Below is a transcript excerpt from a 1988 interview in which Samuel A. Alito Jr. commented on the defeat of Robert H. Bork as President Reagan's nominee to the U.S. Supreme Court. Alito was interviewed on Front Page New Jersey, a public affairs television program of NJN News, New Jersey's public television network. Alito, who at the time was U.S. attorney for New Jersey, was interviewed by NJN News senior political correspondent Michael Aron.

Michael Aron: Are you part of what liberals call the Meese-Bork-Charles Fried-William Bradford Reynolds crowd running the Justice Department?

Samuel Alito: I think that's kind of a pejorative way of putting it. I agree with many of the things that they attempted to do, but I'd prefer to discuss it issue by issue rather than in terms of labels.

Aron: Do you think Robert Bork should have been confirmed?

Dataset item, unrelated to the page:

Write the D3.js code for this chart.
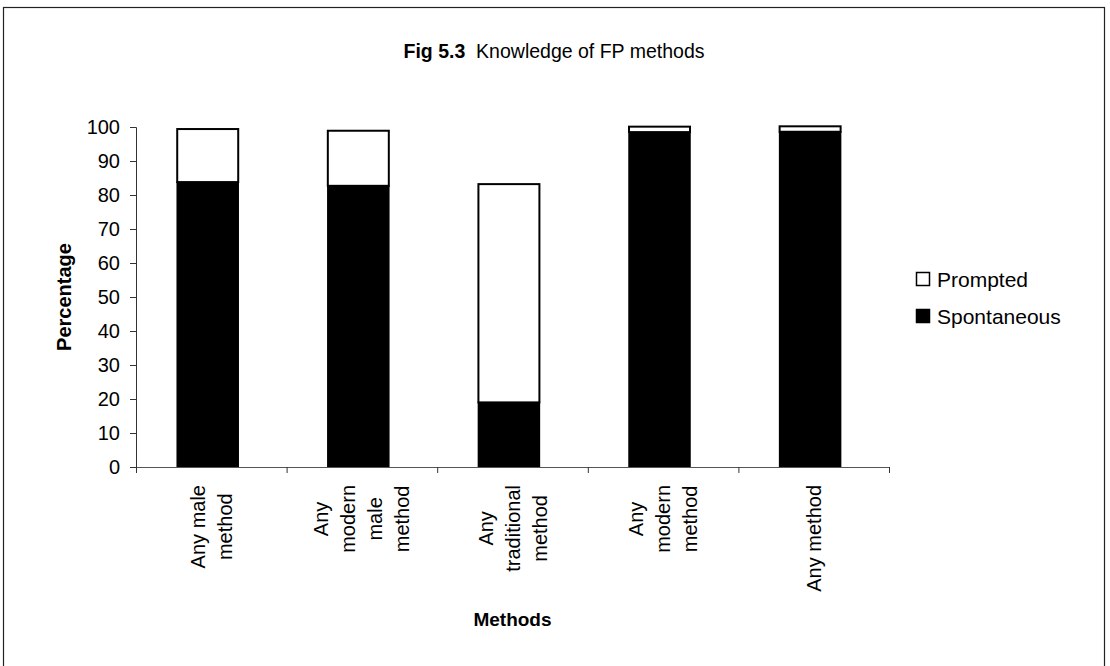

Alito: I certainly thought he should have been confirmed. I think he was one of the most outstanding nominees of this century.

Aron: Why? How?

Alito: He is a man of unequalled intellectual ability, understanding of constitutional history, someone who had thought deeply throughout his entire life about constitutional issues and about the Supreme Court and the role that it ought to play in American society. I think that if the public had accurately understood the positions that he holds and had made those wishes known to their elected representatives that he would have been overwhelmingly confirmed. But I think that through a sort of a fluke about the way the nomination came up and the kind of campaign that was mounted against him, he was unjustifiably rejected.